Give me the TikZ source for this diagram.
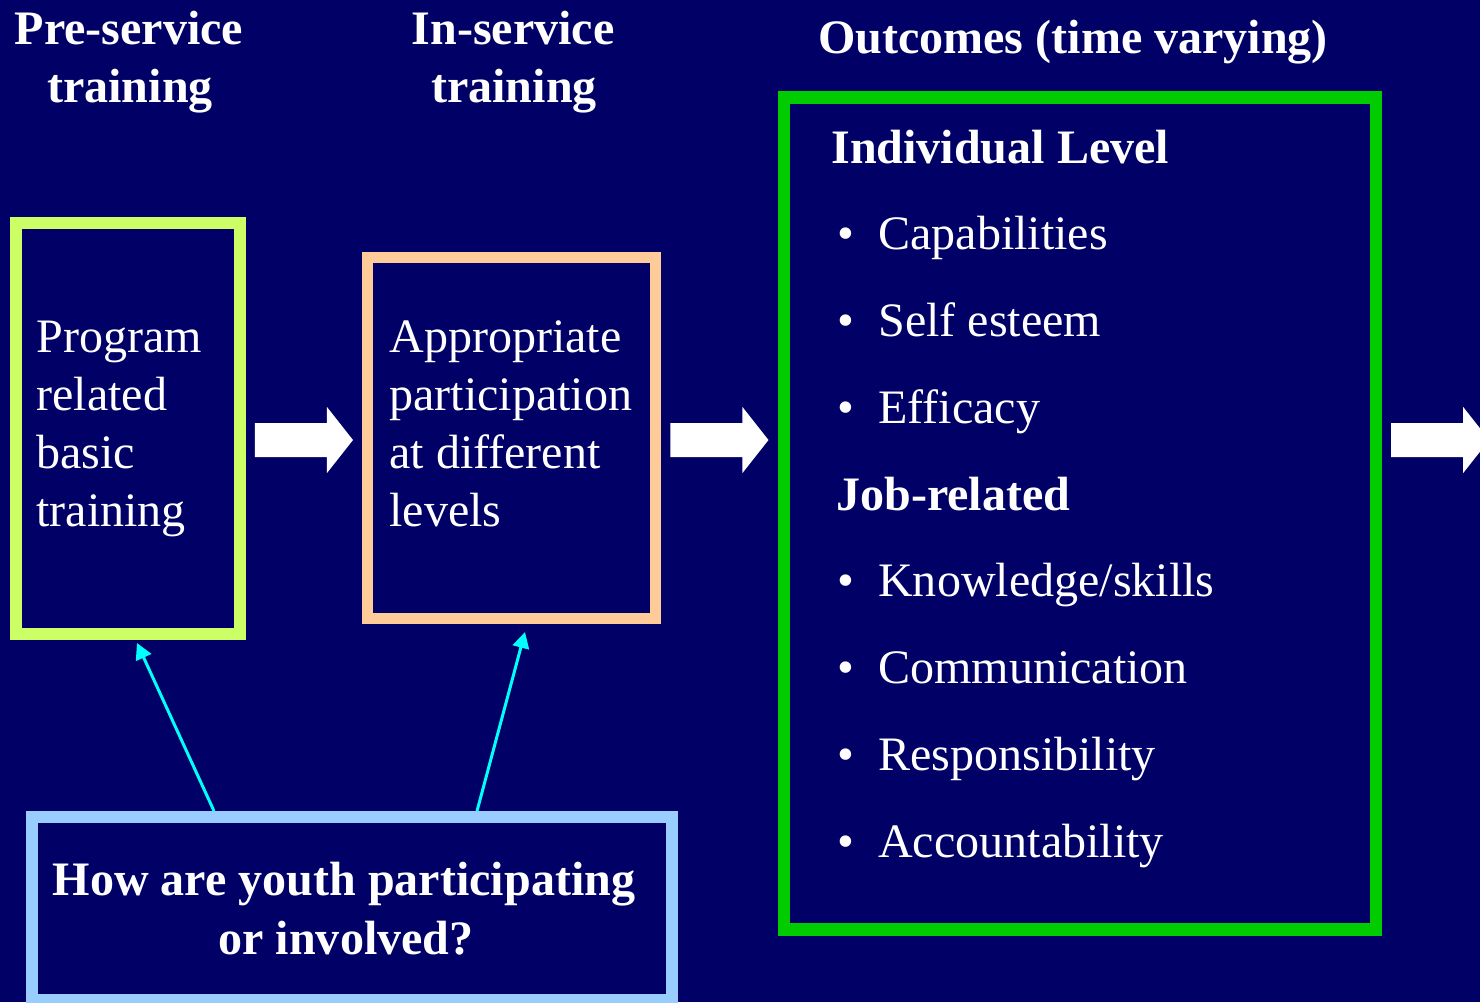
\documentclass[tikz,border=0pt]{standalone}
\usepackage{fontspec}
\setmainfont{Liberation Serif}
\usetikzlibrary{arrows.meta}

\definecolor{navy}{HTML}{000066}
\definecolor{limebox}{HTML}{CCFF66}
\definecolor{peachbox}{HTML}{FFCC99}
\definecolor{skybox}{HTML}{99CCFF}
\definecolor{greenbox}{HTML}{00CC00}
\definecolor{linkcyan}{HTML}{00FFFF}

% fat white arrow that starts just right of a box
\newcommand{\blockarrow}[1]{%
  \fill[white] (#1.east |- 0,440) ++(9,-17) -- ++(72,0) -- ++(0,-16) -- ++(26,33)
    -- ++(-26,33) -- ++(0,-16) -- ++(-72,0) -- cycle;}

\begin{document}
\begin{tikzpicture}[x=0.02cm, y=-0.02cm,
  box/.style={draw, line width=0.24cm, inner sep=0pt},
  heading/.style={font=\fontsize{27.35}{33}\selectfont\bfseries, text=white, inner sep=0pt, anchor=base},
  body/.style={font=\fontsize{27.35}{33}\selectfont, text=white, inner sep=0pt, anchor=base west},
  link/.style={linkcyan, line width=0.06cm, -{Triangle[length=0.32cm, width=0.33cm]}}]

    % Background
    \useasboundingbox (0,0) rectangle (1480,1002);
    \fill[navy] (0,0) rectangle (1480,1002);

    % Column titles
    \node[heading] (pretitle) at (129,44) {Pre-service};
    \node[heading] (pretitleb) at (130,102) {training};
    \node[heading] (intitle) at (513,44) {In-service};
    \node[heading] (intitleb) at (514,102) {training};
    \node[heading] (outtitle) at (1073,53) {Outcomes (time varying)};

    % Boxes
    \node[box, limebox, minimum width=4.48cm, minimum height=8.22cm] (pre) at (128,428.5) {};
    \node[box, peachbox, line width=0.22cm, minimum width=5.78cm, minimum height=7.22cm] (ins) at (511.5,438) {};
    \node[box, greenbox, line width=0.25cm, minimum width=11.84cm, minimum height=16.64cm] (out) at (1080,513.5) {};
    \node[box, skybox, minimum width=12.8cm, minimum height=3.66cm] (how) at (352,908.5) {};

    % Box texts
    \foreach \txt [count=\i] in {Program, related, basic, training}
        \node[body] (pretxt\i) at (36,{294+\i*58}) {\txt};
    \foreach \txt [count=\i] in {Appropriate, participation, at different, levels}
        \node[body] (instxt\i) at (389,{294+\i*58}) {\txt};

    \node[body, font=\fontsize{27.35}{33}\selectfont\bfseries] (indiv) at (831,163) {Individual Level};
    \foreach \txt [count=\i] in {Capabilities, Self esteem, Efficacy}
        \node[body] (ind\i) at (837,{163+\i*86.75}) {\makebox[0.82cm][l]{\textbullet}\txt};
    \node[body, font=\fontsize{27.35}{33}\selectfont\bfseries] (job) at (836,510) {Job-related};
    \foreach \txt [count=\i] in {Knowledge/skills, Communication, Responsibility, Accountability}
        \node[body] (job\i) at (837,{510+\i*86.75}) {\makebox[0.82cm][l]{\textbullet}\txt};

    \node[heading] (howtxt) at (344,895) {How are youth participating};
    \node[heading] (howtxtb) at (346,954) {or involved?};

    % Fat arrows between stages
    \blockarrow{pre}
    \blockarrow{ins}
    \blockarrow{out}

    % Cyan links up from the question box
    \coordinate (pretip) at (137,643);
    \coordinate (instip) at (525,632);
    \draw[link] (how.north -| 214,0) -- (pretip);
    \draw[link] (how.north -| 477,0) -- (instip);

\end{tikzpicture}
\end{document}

- - -

Restate the whole listing above exactly, please, omitting every image.

[Expected answer]
Give me the TikZ source for this diagram.
\documentclass[tikz,border=0pt]{standalone}
\usepackage{fontspec}
\setmainfont{Liberation Serif}
\usetikzlibrary{arrows.meta}

\definecolor{navy}{HTML}{000066}
\definecolor{limebox}{HTML}{CCFF66}
\definecolor{peachbox}{HTML}{FFCC99}
\definecolor{skybox}{HTML}{99CCFF}
\definecolor{greenbox}{HTML}{00CC00}
\definecolor{linkcyan}{HTML}{00FFFF}

% fat white arrow that starts just right of a box
\newcommand{\blockarrow}[1]{%
  \fill[white] (#1.east |- 0,440) ++(9,-17) -- ++(72,0) -- ++(0,-16) -- ++(26,33)
    -- ++(-26,33) -- ++(0,-16) -- ++(-72,0) -- cycle;}

\begin{document}
\begin{tikzpicture}[x=0.02cm, y=-0.02cm,
  box/.style={draw, line width=0.24cm, inner sep=0pt},
  heading/.style={font=\fontsize{27.35}{33}\selectfont\bfseries, text=white, inner sep=0pt, anchor=base},
  body/.style={font=\fontsize{27.35}{33}\selectfont, text=white, inner sep=0pt, anchor=base west},
  link/.style={linkcyan, line width=0.06cm, -{Triangle[length=0.32cm, width=0.33cm]}}]

    % Background
    \useasboundingbox (0,0) rectangle (1480,1002);
    \fill[navy] (0,0) rectangle (1480,1002);

    % Column titles
    \node[heading] (pretitle) at (129,44) {Pre-service};
    \node[heading] (pretitleb) at (130,102) {training};
    \node[heading] (intitle) at (513,44) {In-service};
    \node[heading] (intitleb) at (514,102) {training};
    \node[heading] (outtitle) at (1073,53) {Outcomes (time varying)};

    % Boxes
    \node[box, limebox, minimum width=4.48cm, minimum height=8.22cm] (pre) at (128,428.5) {};
    \node[box, peachbox, line width=0.22cm, minimum width=5.78cm, minimum height=7.22cm] (ins) at (511.5,438) {};
    \node[box, greenbox, line width=0.25cm, minimum width=11.84cm, minimum height=16.64cm] (out) at (1080,513.5) {};
    \node[box, skybox, minimum width=12.8cm, minimum height=3.66cm] (how) at (352,908.5) {};

    % Box texts
    \foreach \txt [count=\i] in {Program, related, basic, training}
        \node[body] (pretxt\i) at (36,{294+\i*58}) {\txt};
    \foreach \txt [count=\i] in {Appropriate, participation, at different, levels}
        \node[body] (instxt\i) at (389,{294+\i*58}) {\txt};

    \node[body, font=\fontsize{27.35}{33}\selectfont\bfseries] (indiv) at (831,163) {Individual Level};
    \foreach \txt [count=\i] in {Capabilities, Self esteem, Efficacy}
        \node[body] (ind\i) at (837,{163+\i*86.75}) {\makebox[0.82cm][l]{\textbullet}\txt};
    \node[body, font=\fontsize{27.35}{33}\selectfont\bfseries] (job) at (836,510) {Job-related};
    \foreach \txt [count=\i] in {Knowledge/skills, Communication, Responsibility, Accountability}
        \node[body] (job\i) at (837,{510+\i*86.75}) {\makebox[0.82cm][l]{\textbullet}\txt};

    \node[heading] (howtxt) at (344,895) {How are youth participating};
    \node[heading] (howtxtb) at (346,954) {or involved?};

    % Fat arrows between stages
    \blockarrow{pre}
    \blockarrow{ins}
    \blockarrow{out}

    % Cyan links up from the question box
    \coordinate (pretip) at (137,643);
    \coordinate (instip) at (525,632);
    \draw[link] (how.north -| 214,0) -- (pretip);
    \draw[link] (how.north -| 477,0) -- (instip);

\end{tikzpicture}
\end{document}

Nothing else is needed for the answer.